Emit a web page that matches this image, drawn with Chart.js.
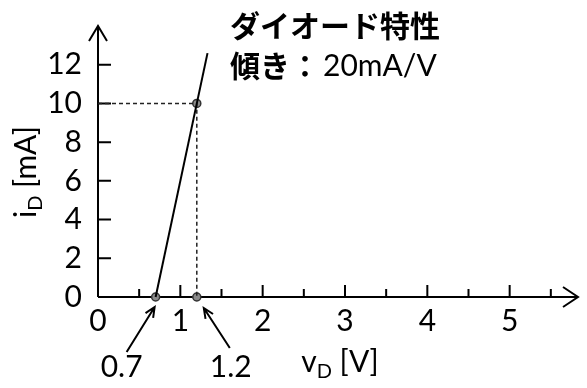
<!DOCTYPE html>
<html>
<head>
<meta charset="utf-8">
<script src="https://cdn.jsdelivr.net/npm/chart.js@4.4.0/dist/chart.umd.min.js"></script>
<style>
  html, body { margin: 0; padding: 0; background: #fff; }
  canvas { display: block; }
</style>
</head>
<body>
<canvas id="chart" width="587" height="388"></canvas>
<script>
// data
const xTicks = [0, 1, 2, 3, 4, 5];
const yTicks = [0, 2, 4, 6, 8, 10, 12];
const xMinor = [0.5, 1.5, 2.5, 3.5, 4.5, 5.5];
const diodeV = [0.7, 1.33];
const diodeI = [0, 12.6];
const guideV = [0, 1.2, 1.2];
const guideI = [10, 10, 0];
const pointV = [0.7, 1.2, 1.2];
const pointI = [0, 0, 10];
const calloutV = [0.7, 1.2];
const titleLine1 = 'ダイオード特性';
const titleLine2a = '傾き：';
const titleLine2b = '20mA/V';
const xMax = 5.83, yMax = 14;

const LATIN = 'Lato, "Noto Sans", sans-serif';
const CJK = '"Noto Sans CJK JP", sans-serif';

const toXY = (xs, ys) => xs.map((v, i) => ({ x: v, y: ys[i] }));

// draws text made of pieces (e.g. a subscript), centred on (cx, cy)
function drawPieces(ctx, pieces, cx, cy) {
  let total = 0;
  pieces.forEach(p => { ctx.font = p.font; p.w = ctx.measureText(p.t).width; total += p.w; });
  let xx = cx - total / 2;
  ctx.textBaseline = 'alphabetic';
  ctx.textAlign = 'left';
  pieces.forEach(p => { ctx.font = p.font; ctx.fillText(p.t, xx, cy + (p.dy || 0)); xx += p.w; });
}

function arrow(ctx, x1, y1, x2, y2) {
  const a = Math.atan2(y2 - y1, x2 - x1), L = 11, s = 0.42;
  ctx.beginPath();
  ctx.moveTo(x1, y1); ctx.lineTo(x2, y2);
  ctx.moveTo(x2 - L * Math.cos(a - s), y2 - L * Math.sin(a - s));
  ctx.lineTo(x2, y2);
  ctx.lineTo(x2 - L * Math.cos(a + s), y2 - L * Math.sin(a + s));
  ctx.stroke();
}

const axesPlugin = {
  id: 'axes',
  beforeDatasetsDraw(chart) {
    const { ctx, scales: { x, y } } = chart;
    const x0 = x.getPixelForValue(0), y0 = y.getPixelForValue(0);
    const xEnd = x.getPixelForValue(xMax), yEnd = y.getPixelForValue(yMax);
    ctx.save();
    ctx.strokeStyle = '#000';
    ctx.lineWidth = 2;
    ctx.beginPath();
    ctx.moveTo(x0, y0); ctx.lineTo(xEnd, y0);
    ctx.moveTo(x0, y0); ctx.lineTo(x0, yEnd);
    ctx.moveTo(xEnd - 15, y0 - 10); ctx.lineTo(xEnd, y0); ctx.lineTo(xEnd - 15, y0 + 10);
    ctx.moveTo(x0 - 9, yEnd + 15); ctx.lineTo(x0, yEnd); ctx.lineTo(x0 + 9, yEnd + 15);
    yTicks.slice(1).forEach(v => { const p = y.getPixelForValue(v); ctx.moveTo(x0, p); ctx.lineTo(x0 + 13, p); });
    xTicks.slice(1).forEach(v => { const p = x.getPixelForValue(v); ctx.moveTo(p, y0); ctx.lineTo(p, y0 - 12); });
    xMinor.forEach(v => { const p = x.getPixelForValue(v); ctx.moveTo(p, y0); ctx.lineTo(p, y0 - 8); });
    ctx.stroke();
    ctx.restore();
  },
  afterDraw(chart) {
    const { ctx, scales: { x, y } } = chart;
    const y0 = y.getPixelForValue(0);
    ctx.save();
    ctx.fillStyle = '#000';
    ctx.strokeStyle = '#000';

    // annotation text
    ctx.textBaseline = 'middle';
    ctx.textAlign = 'left';
    ctx.font = 'bold 30px ' + CJK;
    ctx.fillText(titleLine1, 230, 26);
    ctx.fillText(titleLine2a, 230, 66);
    ctx.font = '30px ' + LATIN;
    ctx.fillText(titleLine2b, 323, 66);

    // axis titles
    drawPieces(ctx, [
      { t: 'v', font: '30px ' + LATIN },
      { t: 'D', font: '20px ' + LATIN, dy: 6 },
      { t: ' [V]', font: '30px ' + LATIN }
    ], 340, 372);
    ctx.save();
    ctx.translate(36, 172);
    ctx.rotate(-Math.PI / 2);
    drawPieces(ctx, [
      { t: 'i', font: '30px ' + LATIN },
      { t: 'D', font: '20px ' + LATIN, dy: 6 },
      { t: ' [mA]', font: '30px ' + LATIN }
    ], 0, 0);
    ctx.restore();

    // callouts for 0.7 and 1.2
    ctx.lineWidth = 2;
    const side = [-1, 1];
    calloutV.forEach((v, i) => {
      const px = x.getPixelForValue(v);
      const s = side[i];
      if (s < 0) arrow(ctx, px - 29, y0 + 55, px - 1, y0 + 10);
      else arrow(ctx, px + 33, y0 + 51, px + 7, y0 + 11);
      ctx.font = '30px ' + LATIN;
      ctx.textAlign = 'center';
      ctx.textBaseline = 'middle';
      ctx.fillText(v.toFixed(1), px + s * 34, y0 + 70);
    });
    ctx.restore();
  }
};

new Chart(document.getElementById('chart'), {
  type: 'scatter',
  data: {
    datasets: [
      {
        data: toXY(diodeV, diodeI), showLine: true,
        borderColor: '#000', borderWidth: 2, pointRadius: 0, clip: false
      },
      {
        data: toXY(guideV, guideI), showLine: true,
        borderColor: '#222', borderWidth: 1.5, borderDash: [4, 3], pointRadius: 0, clip: false
      },
      {
        data: toXY(pointV, pointI), showLine: false,
        pointRadius: 4, pointBackgroundColor: '#8a8a8a', pointBorderColor: '#333', pointBorderWidth: 1.5, clip: false
      }
    ]
  },
  options: {
    responsive: false,
    animation: false,
    layout: { padding: { top: 8, right: 9, left: 0, bottom: 0 } },
    plugins: { legend: { display: false }, tooltip: { enabled: false } },
    scales: {
      x: {
        type: 'linear', min: 0, max: xMax,
        grid: { display: false }, border: { display: false },
        afterBuildTicks: s => { s.ticks = xTicks.map(v => ({ value: v })); },
        afterFit: s => { s.height = 91; },
        ticks: { autoSkip: false, maxRotation: 0, padding: -2, color: '#000', font: { family: LATIN, size: 30 } }
      },
      y: {
        type: 'linear', min: 0, max: yMax,
        grid: { display: false }, border: { display: false },
        afterBuildTicks: s => { s.ticks = yTicks.map(v => ({ value: v })); },
        afterFit: s => { s.width = 98; },
        ticks: { autoSkip: false, padding: 8, color: '#000', font: { family: LATIN, size: 30 } }
      }
    }
  },
  plugins: [axesPlugin]
});
</script>
</body>
</html>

════════════════════

- **Brief**: Repeat the listing above up to and including the line with "const toXY = (xs, ys)", starting from its first line. Drop any pictures.

- **Finished task**:
Emit a web page that matches this image, drawn with Chart.js.
<!DOCTYPE html>
<html>
<head>
<meta charset="utf-8">
<script src="https://cdn.jsdelivr.net/npm/chart.js@4.4.0/dist/chart.umd.min.js"></script>
<style>
  html, body { margin: 0; padding: 0; background: #fff; }
  canvas { display: block; }
</style>
</head>
<body>
<canvas id="chart" width="587" height="388"></canvas>
<script>
// data
const xTicks = [0, 1, 2, 3, 4, 5];
const yTicks = [0, 2, 4, 6, 8, 10, 12];
const xMinor = [0.5, 1.5, 2.5, 3.5, 4.5, 5.5];
const diodeV = [0.7, 1.33];
const diodeI = [0, 12.6];
const guideV = [0, 1.2, 1.2];
const guideI = [10, 10, 0];
const pointV = [0.7, 1.2, 1.2];
const pointI = [0, 0, 10];
const calloutV = [0.7, 1.2];
const titleLine1 = 'ダイオード特性';
const titleLine2a = '傾き：';
const titleLine2b = '20mA/V';
const xMax = 5.83, yMax = 14;

const LATIN = 'Lato, "Noto Sans", sans-serif';
const CJK = '"Noto Sans CJK JP", sans-serif';

const toXY = (xs, ys) => xs.map((v, i) => ({ x: v, y: ys[i] }));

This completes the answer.